**Exercise prompt**
Leave the pictures out and quote every line from the start of the listing to the line with "from matplotlib.ticker import", inclusive.

**Available data**
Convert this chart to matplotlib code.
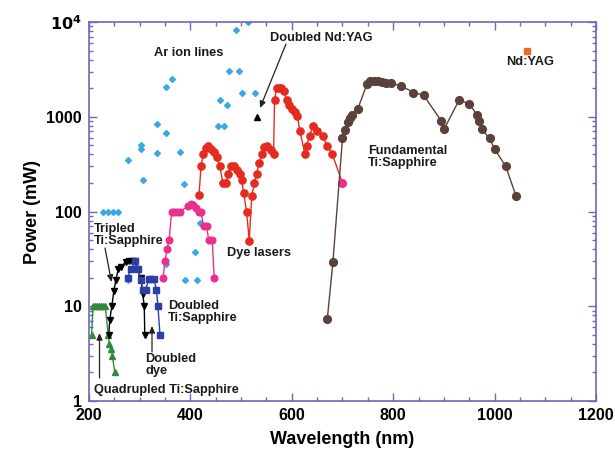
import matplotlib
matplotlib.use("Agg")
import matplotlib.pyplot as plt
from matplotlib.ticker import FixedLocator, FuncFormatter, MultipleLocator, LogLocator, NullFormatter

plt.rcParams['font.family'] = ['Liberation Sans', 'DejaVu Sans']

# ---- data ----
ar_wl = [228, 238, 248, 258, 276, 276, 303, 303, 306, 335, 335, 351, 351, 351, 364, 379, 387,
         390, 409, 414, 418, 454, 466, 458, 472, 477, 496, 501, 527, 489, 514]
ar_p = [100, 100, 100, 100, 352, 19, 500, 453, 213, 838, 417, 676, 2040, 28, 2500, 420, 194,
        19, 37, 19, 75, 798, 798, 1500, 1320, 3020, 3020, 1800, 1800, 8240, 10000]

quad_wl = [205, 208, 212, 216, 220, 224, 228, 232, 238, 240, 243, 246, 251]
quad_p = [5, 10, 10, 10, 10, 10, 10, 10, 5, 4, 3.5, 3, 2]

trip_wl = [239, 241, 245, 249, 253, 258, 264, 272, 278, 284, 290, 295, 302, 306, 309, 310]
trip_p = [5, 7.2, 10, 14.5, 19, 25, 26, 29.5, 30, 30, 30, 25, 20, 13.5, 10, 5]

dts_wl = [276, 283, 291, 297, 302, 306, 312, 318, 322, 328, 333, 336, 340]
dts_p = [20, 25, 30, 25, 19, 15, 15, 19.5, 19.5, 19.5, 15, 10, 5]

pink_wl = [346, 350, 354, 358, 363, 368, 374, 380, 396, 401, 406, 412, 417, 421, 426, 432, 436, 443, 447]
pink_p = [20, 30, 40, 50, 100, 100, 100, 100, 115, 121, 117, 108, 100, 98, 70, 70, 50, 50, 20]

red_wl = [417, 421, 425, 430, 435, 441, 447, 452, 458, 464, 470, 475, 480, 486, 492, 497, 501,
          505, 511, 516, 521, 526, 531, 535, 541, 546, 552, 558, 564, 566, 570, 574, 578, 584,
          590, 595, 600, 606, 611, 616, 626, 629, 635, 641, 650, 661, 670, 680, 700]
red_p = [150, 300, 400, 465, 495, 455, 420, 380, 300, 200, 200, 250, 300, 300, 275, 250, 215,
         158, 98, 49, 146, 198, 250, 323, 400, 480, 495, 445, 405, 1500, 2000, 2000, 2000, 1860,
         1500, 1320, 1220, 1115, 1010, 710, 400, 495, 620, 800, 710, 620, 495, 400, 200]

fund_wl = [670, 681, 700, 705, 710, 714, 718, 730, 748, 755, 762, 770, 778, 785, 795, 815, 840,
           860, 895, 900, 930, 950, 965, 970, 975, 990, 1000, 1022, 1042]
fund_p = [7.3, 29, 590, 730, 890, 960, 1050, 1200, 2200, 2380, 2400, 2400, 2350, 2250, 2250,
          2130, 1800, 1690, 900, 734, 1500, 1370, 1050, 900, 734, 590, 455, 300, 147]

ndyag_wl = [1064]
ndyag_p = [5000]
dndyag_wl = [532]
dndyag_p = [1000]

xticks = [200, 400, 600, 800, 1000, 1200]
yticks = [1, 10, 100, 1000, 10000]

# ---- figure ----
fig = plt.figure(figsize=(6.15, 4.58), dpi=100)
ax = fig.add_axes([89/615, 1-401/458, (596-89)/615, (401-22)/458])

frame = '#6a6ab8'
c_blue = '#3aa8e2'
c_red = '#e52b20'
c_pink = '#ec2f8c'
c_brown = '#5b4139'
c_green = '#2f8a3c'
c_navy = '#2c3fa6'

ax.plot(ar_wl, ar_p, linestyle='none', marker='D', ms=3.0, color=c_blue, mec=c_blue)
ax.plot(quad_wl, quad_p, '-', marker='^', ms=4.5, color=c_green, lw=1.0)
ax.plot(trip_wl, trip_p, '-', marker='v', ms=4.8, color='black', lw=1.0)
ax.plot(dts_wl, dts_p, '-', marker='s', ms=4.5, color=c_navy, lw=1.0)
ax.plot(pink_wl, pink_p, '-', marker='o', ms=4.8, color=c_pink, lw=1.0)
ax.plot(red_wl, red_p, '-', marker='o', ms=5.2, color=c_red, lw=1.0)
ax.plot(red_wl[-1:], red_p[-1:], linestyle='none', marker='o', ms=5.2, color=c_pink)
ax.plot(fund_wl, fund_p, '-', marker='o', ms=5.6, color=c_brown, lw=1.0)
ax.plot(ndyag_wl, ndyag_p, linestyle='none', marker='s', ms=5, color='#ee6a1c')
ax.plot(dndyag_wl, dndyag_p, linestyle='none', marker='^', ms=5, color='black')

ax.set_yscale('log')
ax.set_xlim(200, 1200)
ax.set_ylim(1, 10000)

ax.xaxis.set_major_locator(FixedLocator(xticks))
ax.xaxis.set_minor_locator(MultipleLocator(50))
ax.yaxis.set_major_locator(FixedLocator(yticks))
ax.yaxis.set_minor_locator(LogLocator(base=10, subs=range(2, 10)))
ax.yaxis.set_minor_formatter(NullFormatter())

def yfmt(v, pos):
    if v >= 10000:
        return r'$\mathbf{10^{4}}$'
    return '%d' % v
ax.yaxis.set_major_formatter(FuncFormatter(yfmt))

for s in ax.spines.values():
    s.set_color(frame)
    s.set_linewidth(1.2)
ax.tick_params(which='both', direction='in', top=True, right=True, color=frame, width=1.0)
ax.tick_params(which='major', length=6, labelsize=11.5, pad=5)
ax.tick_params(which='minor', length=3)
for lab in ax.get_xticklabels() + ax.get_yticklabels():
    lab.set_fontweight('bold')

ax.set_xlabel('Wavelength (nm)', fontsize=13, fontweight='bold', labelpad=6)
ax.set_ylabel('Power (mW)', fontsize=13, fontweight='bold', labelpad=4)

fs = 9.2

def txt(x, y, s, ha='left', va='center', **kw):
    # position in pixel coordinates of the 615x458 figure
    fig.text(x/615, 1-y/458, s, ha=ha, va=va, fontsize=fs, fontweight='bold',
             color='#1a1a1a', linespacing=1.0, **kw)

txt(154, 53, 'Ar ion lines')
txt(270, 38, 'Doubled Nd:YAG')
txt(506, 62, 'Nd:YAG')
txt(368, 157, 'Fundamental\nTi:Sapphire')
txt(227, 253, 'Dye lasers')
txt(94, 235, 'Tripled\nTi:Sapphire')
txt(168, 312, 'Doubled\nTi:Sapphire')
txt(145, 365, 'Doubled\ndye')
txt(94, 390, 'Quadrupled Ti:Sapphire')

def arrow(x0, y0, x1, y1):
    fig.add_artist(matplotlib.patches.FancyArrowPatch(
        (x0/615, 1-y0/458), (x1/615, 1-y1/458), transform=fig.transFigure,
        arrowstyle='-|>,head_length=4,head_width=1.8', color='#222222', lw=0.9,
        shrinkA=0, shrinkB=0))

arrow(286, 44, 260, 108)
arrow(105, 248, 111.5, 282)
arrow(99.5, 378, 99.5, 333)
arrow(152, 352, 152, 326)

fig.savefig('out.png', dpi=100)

**Solution to this task**
Convert this chart to matplotlib code.
import matplotlib
matplotlib.use("Agg")
import matplotlib.pyplot as plt
from matplotlib.ticker import FixedLocator, FuncFormatter, MultipleLocator, LogLocator, NullFormatter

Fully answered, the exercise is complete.